* **INPUT RECORDS**:

· · · · · · ·

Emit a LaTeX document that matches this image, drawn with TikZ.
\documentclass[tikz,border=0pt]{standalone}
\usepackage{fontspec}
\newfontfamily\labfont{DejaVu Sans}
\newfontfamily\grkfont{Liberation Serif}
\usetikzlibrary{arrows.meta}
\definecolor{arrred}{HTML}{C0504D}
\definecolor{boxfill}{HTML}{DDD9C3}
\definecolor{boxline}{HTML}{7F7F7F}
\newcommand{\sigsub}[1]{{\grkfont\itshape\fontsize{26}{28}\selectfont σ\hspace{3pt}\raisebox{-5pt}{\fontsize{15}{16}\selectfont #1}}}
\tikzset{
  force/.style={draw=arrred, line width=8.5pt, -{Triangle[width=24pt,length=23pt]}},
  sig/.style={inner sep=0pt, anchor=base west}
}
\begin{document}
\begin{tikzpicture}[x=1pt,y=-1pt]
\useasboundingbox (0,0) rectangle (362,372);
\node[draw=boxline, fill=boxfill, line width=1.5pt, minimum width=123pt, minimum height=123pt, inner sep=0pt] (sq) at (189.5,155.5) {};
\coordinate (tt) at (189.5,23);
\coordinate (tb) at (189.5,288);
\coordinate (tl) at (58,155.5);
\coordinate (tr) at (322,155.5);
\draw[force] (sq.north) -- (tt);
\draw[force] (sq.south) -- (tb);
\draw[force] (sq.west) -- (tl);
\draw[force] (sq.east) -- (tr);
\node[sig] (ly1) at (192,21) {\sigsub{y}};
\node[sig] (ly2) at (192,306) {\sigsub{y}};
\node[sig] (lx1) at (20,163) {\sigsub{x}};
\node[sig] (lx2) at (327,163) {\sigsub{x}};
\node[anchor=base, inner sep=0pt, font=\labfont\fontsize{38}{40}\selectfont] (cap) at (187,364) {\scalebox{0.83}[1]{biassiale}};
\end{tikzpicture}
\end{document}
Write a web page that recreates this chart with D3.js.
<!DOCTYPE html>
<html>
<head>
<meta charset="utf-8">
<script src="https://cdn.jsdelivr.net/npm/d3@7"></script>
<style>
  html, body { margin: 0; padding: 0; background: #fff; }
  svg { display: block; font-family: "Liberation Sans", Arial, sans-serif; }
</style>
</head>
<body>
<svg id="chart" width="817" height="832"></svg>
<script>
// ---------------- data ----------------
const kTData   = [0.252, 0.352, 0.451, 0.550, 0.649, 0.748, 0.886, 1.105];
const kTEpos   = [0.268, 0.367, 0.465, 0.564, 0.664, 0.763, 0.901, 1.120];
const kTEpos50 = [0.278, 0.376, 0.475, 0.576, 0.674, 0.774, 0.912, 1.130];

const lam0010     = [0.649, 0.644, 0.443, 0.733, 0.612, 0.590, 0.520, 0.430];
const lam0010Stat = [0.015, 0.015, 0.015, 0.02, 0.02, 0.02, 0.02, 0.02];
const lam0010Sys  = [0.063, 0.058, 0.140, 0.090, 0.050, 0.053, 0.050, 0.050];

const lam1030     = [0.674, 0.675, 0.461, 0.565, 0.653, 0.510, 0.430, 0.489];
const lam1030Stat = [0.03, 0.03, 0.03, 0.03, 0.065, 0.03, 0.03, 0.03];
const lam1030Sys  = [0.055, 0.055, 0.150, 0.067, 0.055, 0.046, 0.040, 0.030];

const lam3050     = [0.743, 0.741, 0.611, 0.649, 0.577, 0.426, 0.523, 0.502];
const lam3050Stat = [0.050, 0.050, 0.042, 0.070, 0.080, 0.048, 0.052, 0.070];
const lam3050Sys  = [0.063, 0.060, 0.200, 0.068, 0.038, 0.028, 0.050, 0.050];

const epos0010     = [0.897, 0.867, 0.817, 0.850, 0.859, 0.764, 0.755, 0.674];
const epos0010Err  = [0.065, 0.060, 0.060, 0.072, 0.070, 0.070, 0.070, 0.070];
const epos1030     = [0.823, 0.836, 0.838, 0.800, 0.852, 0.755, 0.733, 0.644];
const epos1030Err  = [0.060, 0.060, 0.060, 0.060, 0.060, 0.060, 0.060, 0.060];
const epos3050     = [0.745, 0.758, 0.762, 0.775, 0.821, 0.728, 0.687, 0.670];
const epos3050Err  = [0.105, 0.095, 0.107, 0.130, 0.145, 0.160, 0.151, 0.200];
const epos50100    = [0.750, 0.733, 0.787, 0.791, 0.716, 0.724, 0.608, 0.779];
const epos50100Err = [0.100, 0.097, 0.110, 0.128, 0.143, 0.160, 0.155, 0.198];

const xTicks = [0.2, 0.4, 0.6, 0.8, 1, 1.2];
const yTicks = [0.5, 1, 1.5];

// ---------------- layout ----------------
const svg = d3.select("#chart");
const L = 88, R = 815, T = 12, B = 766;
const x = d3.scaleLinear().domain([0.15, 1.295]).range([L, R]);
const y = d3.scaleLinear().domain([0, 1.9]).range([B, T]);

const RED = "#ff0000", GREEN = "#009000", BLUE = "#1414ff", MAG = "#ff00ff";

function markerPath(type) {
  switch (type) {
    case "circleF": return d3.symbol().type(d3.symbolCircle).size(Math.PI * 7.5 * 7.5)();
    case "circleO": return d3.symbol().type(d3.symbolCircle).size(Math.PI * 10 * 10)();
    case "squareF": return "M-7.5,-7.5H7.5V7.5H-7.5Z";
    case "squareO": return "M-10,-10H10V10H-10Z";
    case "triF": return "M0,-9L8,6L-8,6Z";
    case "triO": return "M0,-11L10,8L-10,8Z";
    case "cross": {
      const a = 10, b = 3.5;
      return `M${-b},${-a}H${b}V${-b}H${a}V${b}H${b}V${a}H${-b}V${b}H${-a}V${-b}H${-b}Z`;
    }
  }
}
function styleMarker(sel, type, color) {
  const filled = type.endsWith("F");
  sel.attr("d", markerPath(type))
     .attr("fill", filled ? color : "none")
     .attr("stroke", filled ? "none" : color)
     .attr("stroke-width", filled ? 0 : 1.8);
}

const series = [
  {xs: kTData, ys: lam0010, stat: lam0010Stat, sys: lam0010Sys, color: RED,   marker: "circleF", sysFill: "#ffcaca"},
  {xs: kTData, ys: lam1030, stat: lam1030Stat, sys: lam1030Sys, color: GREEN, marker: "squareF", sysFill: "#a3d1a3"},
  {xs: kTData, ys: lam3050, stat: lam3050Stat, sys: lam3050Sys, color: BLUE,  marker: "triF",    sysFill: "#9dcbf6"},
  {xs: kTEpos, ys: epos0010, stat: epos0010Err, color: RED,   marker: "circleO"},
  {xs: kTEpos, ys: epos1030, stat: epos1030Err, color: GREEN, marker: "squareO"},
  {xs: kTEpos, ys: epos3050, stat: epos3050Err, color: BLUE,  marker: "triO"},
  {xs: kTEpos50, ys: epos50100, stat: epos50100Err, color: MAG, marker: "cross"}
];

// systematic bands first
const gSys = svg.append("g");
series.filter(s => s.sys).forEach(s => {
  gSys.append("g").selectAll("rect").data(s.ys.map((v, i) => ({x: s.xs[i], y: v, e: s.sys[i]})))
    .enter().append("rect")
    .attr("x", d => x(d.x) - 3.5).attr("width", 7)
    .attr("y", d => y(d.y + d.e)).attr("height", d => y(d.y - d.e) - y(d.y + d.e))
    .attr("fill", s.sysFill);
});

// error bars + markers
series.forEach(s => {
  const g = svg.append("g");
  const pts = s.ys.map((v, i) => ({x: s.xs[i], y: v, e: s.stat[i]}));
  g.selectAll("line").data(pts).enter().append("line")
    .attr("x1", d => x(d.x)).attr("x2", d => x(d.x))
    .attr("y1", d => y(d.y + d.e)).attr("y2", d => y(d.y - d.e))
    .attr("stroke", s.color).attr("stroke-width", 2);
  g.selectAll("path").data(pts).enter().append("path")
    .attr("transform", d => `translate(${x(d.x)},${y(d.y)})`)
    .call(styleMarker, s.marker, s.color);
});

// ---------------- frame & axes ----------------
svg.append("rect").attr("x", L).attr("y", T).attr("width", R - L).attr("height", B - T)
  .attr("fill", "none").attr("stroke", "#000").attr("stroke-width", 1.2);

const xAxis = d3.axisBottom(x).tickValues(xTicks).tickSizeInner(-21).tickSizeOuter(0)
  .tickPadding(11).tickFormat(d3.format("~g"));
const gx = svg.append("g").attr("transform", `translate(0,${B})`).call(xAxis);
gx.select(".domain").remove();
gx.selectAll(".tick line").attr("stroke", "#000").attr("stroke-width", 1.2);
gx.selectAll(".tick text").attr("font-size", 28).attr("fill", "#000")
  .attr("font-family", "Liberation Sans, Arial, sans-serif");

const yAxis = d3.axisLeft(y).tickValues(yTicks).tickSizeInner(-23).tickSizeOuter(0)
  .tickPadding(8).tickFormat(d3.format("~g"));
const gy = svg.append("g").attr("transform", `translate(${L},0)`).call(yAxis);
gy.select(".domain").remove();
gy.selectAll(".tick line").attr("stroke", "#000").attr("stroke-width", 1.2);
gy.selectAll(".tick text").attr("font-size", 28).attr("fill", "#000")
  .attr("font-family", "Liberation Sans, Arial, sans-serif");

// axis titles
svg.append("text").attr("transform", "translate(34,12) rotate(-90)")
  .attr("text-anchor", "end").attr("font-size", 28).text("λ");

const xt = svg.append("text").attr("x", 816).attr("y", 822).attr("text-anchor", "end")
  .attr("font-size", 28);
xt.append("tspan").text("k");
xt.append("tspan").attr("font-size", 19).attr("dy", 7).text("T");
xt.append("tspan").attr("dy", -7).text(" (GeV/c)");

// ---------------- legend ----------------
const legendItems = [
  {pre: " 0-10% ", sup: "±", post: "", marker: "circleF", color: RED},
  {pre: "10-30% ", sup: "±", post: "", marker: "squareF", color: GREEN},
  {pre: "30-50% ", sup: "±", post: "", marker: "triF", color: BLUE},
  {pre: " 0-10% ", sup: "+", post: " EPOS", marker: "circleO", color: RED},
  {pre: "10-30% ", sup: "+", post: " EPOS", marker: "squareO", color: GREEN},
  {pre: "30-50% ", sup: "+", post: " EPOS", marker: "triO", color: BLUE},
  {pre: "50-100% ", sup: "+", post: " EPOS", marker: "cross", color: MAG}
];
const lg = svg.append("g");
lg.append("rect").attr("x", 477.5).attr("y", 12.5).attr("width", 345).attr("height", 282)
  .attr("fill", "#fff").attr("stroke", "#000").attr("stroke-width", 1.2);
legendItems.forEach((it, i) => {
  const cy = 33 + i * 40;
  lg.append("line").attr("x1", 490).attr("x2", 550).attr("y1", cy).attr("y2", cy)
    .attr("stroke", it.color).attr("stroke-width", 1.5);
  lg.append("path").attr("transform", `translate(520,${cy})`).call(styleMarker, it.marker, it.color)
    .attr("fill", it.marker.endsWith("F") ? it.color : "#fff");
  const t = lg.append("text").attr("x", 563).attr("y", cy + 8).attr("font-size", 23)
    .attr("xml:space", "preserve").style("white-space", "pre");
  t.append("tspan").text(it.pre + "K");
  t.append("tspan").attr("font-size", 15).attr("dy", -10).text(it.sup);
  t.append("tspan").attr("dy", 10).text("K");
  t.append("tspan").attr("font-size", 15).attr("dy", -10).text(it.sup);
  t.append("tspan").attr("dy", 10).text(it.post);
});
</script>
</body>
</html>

· · · · · · ·

* **SET EXERCISE**:
Which lines contain the word "that"? Copy each one.

* **WRITTEN RESPONSE**:
Emit a LaTeX document that matches this image, drawn with TikZ.
Write a web page that recreates this chart with D3.js.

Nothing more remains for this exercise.